For us the major event for the week will not be the FOMC decision itself but the Summary of Economic Projections release where will be given to know what are the FED expectations for short and long term (same as we covered in September).
The reason is that we expect FEDs to keep rates as-is as if we remember they left the door open to one hike this year, but so far we don’t see a reason for it, so if we were to redefine the importance of economic calendar for Wednesday we would do it like the following:
The most important to be the SEP Report and the Jerome Powell speech to see if he brings more than what we will be able to read on SEP, and then the decision and short term projections, specially what and when they will be doing for 2024. For such day we recommend to wait for the dust to settle and trade after markets to digest data as usually we see continuation intraday moves.
On Thursday we will have a set of data with Retail Sales and the usual jobless claims. For Retail Sales, beside we recently had optimistic Nov. Avg. earnings and PMI reports, on services and Composite, we have seen decline in most contributors so our expectations is not to see a bounce to positive numbers, beside the season we are at. Friday to close of the week, we will have PMI figures for November, Manufacturing data and Industrial Production. Our focus, will be this last one report that is expected to rebound and the only reason we will see it to rebound (but not for so high numbers) is if the labor data reports, that we covered on our weekly recap, is confirmed with workers returning to their jobs after strikes beside the data is adjusted.

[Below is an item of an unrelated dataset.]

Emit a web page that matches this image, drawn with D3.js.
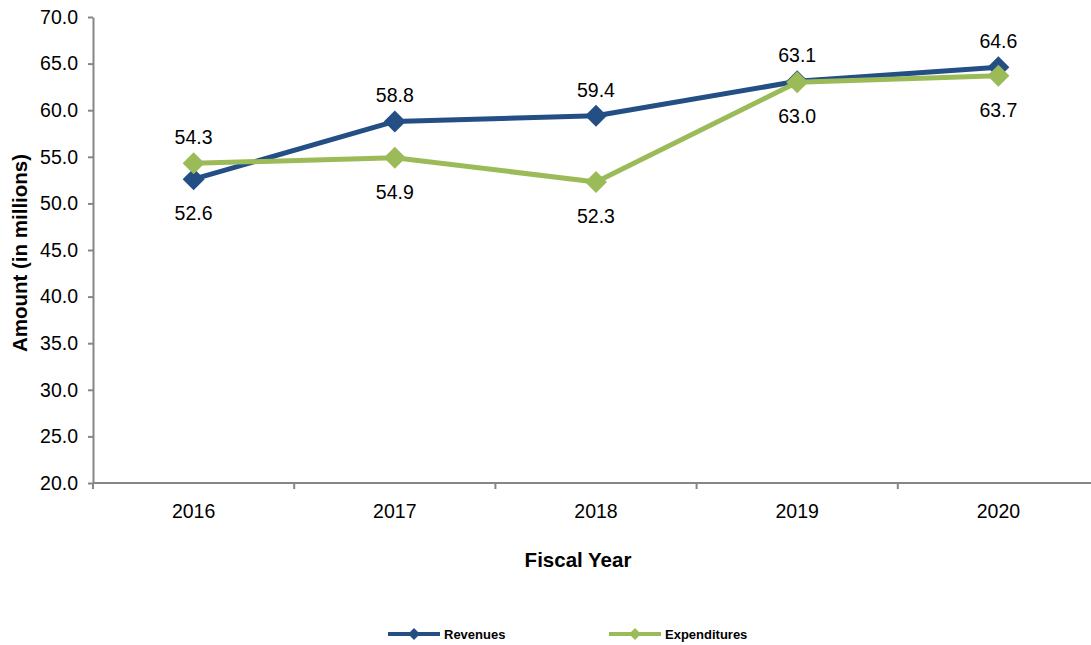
<!DOCTYPE html>
<html>
<head>
<meta charset="utf-8">
<script src="https://cdn.jsdelivr.net/npm/d3@7/dist/d3.min.js"></script>
<style>
  html, body { margin: 0; padding: 0; background: #fff; }
  svg { display: block; font-family: "Liberation Sans", Arial, sans-serif; }
</style>
</head>
<body>
<svg id="chart" width="1091" height="645"></svg>
<script>
const years = ["2016", "2017", "2018", "2019", "2020"];
const revenues = [52.6, 58.8, 59.4, 63.1, 64.6];
const expenditures = [54.3, 54.9, 52.3, 63.0, 63.7];
const yTicks = [20, 25, 30, 35, 40, 45, 50, 55, 60, 65, 70];
// label placement per point: true = above the marker
const revAbove = [false, true, true, true, true];
const expAbove = [true, false, false, false, false];

(function () {
  const series = [
    { name: "Revenues", values: revenues, color: "#234F85", above: revAbove },
    { name: "Expenditures", values: expenditures, color: "#9BBB59", above: expAbove }
  ];

  const svg = d3.select("#chart");
  const plotLeft = 93, plotRight = 1099, plotTop = 17, plotBottom = 483;
  const axisColor = "#868686";
  const fs = 19.5;

  const x = d3.scaleBand().domain(years).range([plotLeft, plotRight]);
  const y = d3.scaleLinear().domain([20, 70]).range([plotBottom, plotTop]);

  // y axis
  const yAxis = svg.append("g").attr("transform", `translate(${plotLeft},0)`)
    .call(d3.axisLeft(y).tickValues(yTicks).tickFormat(d3.format(".1f")).tickSizeInner(5).tickSizeOuter(0).tickPadding(10));
  yAxis.select(".domain").attr("stroke", axisColor).attr("stroke-width", 2);
  yAxis.selectAll(".tick line").attr("stroke", axisColor).attr("stroke-width", 2);
  yAxis.selectAll(".tick text").attr("font-size", fs).attr("fill", "#000")
    .attr("font-family", "'Liberation Sans', Arial, sans-serif");

  // x axis: ticks at band boundaries, labels at band centres
  const xAxisG = svg.append("g").attr("transform", `translate(0,${plotBottom})`);
  xAxisG.append("line").attr("x1", plotLeft).attr("x2", plotRight).attr("y1", 0).attr("y2", 0)
    .attr("stroke", axisColor).attr("stroke-width", 2);
  const boundaries = years.map(d => x(d)).concat([x(years[years.length - 1]) + x.bandwidth()]);
  xAxisG.selectAll("line.tk").data(boundaries).join("line").attr("class", "tk")
    .attr("x1", d => d).attr("x2", d => d).attr("y1", 0).attr("y2", 6)
    .attr("stroke", axisColor).attr("stroke-width", 2);
  xAxisG.selectAll("text").data(years).join("text")
    .attr("x", d => x(d) + x.bandwidth() / 2).attr("y", 35)
    .attr("text-anchor", "middle").attr("font-size", fs).attr("fill", "#000").text(d => d);

  // axis titles
  svg.append("text").attr("transform", `translate(27,${(plotTop + plotBottom) / 2 + 3}) rotate(-90)`)
    .attr("text-anchor", "middle").attr("font-size", 20.5).attr("font-weight", "bold").text("Amount (in millions)");
  svg.append("text").attr("x", 578).attr("y", 567)
    .attr("text-anchor", "middle").attr("font-size", 20.5).attr("font-weight", "bold").text("Fiscal Year");

  const cx = d => x(d) + x.bandwidth() / 2;
  const diamondPath = s => `M0,${-s}L${s},0L0,${s}L${-s},0Z`;

  const line = d3.line().x(d => cx(d.year)).y(d => y(d.value));

  series.forEach(s => {
    const pts = years.map((yr, i) => ({ year: yr, value: s.values[i], above: s.above[i] }));
    svg.append("path").datum(pts).attr("d", line)
      .attr("fill", "none").attr("stroke", s.color).attr("stroke-width", 5).attr("stroke-linejoin", "round");
    svg.selectAll(null).data(pts).join("path")
      .attr("transform", d => `translate(${cx(d.year)},${y(d.value)})`)
      .attr("d", diamondPath(11)).attr("fill", s.color);
    s.pts = pts;
  });

  // value labels
  series.forEach(s => {
    svg.selectAll(null).data(s.pts).join("text")
      .attr("x", d => cx(d.year))
      .attr("y", d => y(d.value) + (d.above ? -26 : 34))
      .attr("dy", "0.35em")
      .attr("text-anchor", "middle").attr("font-size", fs).attr("fill", "#000")
      .text(d => d.value.toFixed(1));
  });

  // legend
  const legend = [
    { name: "Revenues", color: series[0].color, x: 388 },
    { name: "Expenditures", color: series[1].color, x: 609 }
  ];
  const lg = svg.append("g");
  legend.forEach(l => {
    lg.append("line").attr("x1", l.x).attr("x2", l.x + 52).attr("y1", 634).attr("y2", 634)
      .attr("stroke", l.color).attr("stroke-width", 4);
    lg.append("path").attr("transform", `translate(${l.x + 26},634)`).attr("d", diamondPath(6)).attr("fill", l.color);
    lg.append("text").attr("x", l.x + 56).attr("y", 634).attr("dy", "0.35em")
      .attr("font-size", 13).attr("font-weight", "bold").attr("fill", "#000").text(l.name);
  });
})();
</script>
</body>
</html>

Other relevant economic events will be the Bank of England and ECB rate decision on Thursday, that for ECB already stated their position on Monetary Policy and BoE also to keep rates as is and will be interesting to see the member votes as last decision 75% voted to unchanged an 25% to hike. If you trade EU or GBP pairs during such periods you might see some volatility on such currencies if we receive surprising data as we don’t expect.
Looking at charts, On Gold and DXY, with the labor data last Friday we saw sellers pressure on Gold as such feeds into FED to keep rates higher for longer narrative. If no reactive events on Israel-Hamas conflict or other geopolitical tensions that makes markets to open with high volatility as we have been seeing for recent past, we expect a slow start and chances to Gold retest 1998s before continuing is bullish stance.
As we have important data through out the week, more downside move on Gold could be seen with data induced moves, in the way that 1970s or if 1930s might be seen if high CPI readings on Tuesday before the SEP report. On dollar will be similar in the way that to see further upside on dollar, technically we need to break 104.2s previous highs and 104.5s to head into 105s and such can happen also with the same type of data reports, else we will keep with our main bias with Bullish on Gold and Bearish on Dollar if data want change our bias as we will need to be adapting according to the reports.
To conclude it is important to back test previous events as such creates a lot of expectations on the markets due to volume and volatility that can have but we need to remember that we are in December, EoY almost on Holidays and usually we don’t have the best trading conditions. So be vigilant and stay adaptive.